### Task statement
Starting at the first line of the listing below, repeat each line exactly until the line containing "const labelGap = 14;", which you include. Leave out pictures.

==== Entries ====

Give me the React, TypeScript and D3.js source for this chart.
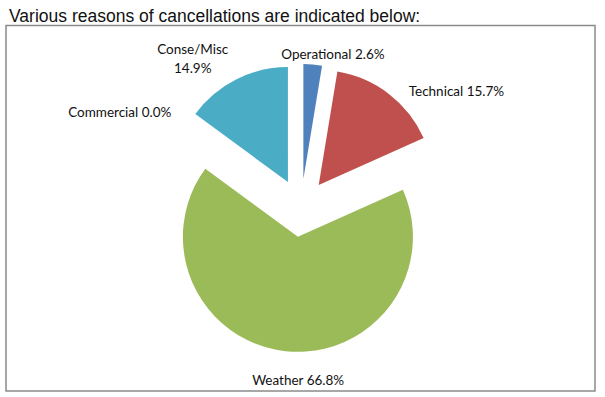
import * as d3 from 'd3';

// cancellation reasons, clockwise from 12 o'clock
const reasons = ['Operational', 'Technical', 'Weather', 'Commercial', 'Conse/Misc'];
const shares = [2.6, 15.7, 66.8, 0.0, 14.9];
const colors = ['#4F81BD', '#C0504D', '#9BBB59', '#8064A2', '#4BACC6'];

const title = 'Various reasons of cancellations are indicated below:';

const W = 605;
const H = 397;
const cx = 301;
const cy = 208;
const radius = 115;
const explode = 29;
const labelGap = 14;

// best-fit style label nudges (layout only)
const labelNudge: Record<string, [number, number]> = {
  Operational: [19, 4],
  Technical: [59, 8],
  Weather: [14, 15],
  Commercial: [-54, -2],
  'Conse/Misc': [-37, -10],
};

const labelFont = 'Lato, "Open Sans", sans-serif';

export default function App() {
  const rows = reasons.map((name, i) => ({ name, value: shares[i], color: colors[i] }));

  const pie = d3.pie<typeof rows[0]>().sort(null).value(d => d.value);
  const arcs = pie(rows);
  const arc = d3.arc<d3.PieArcDatum<typeof rows[0]>>().innerRadius(0).outerRadius(radius);

  return (
    <svg width={W} height={H} style={{ position: 'absolute', left: 0, top: 0, background: '#fff' }}>
      <text x={9} y={22} fontFamily='"Liberation Sans", Arial, sans-serif' fontSize={17.5} fill="#111">
        {title}
      </text>
      <rect x={6} y={25.5} width={589} height={365.5} fill="#fff" stroke="#8a8a8a" strokeWidth={1.5} />
      <g transform={`translate(${cx},${cy})`}>
        {arcs.map(a => {
          const mid = (a.startAngle + a.endAngle) / 2;
          const dx = Math.sin(mid) * explode;
          const dy = -Math.cos(mid) * explode;
          return (
            <path key={a.data.name} d={arc(a) || ''} fill={a.data.color} transform={`translate(${dx},${dy})`} />
          );
        })}
        {arcs.map(a => {
          const mid = (a.startAngle + a.endAngle) / 2;
          const dist = explode + radius + labelGap;
          const nudge = labelNudge[a.data.name] || [0, 0];
          const x = Math.sin(mid) * dist + nudge[0];
          const y = -Math.cos(mid) * dist + nudge[1];
          const pct = `${a.data.value.toFixed(1)}%`;
          const twoLine = a.data.name.includes('/');
          return (
            <text key={a.data.name} x={x} y={y} textAnchor="middle" fontFamily={labelFont} fontSize={13.5} fill="#111">
              {twoLine ? (
                <>
                  <tspan x={x} dy="-0.25em">{a.data.name}</tspan>
                  <tspan x={x} dy="1.45em">{pct}</tspan>
                </>
              ) : (
                <tspan dy="0.35em">{`${a.data.name} ${pct}`}</tspan>
              )}
            </text>
          );
        })}
      </g>
    </svg>
  );
}
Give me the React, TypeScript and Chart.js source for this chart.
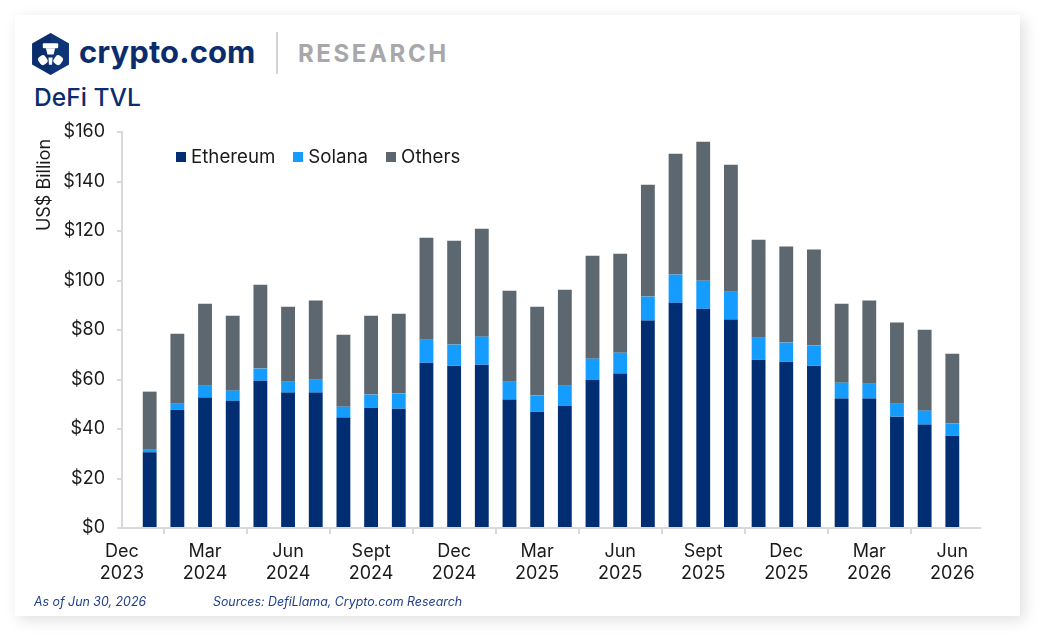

====

### Right answer
Give me the React, TypeScript and D3.js source for this chart.
import * as d3 from 'd3';

// cancellation reasons, clockwise from 12 o'clock
const reasons = ['Operational', 'Technical', 'Weather', 'Commercial', 'Conse/Misc'];
const shares = [2.6, 15.7, 66.8, 0.0, 14.9];
const colors = ['#4F81BD', '#C0504D', '#9BBB59', '#8064A2', '#4BACC6'];

const title = 'Various reasons of cancellations are indicated below:';

const W = 605;
const H = 397;
const cx = 301;
const cy = 208;
const radius = 115;
const explode = 29;
const labelGap = 14;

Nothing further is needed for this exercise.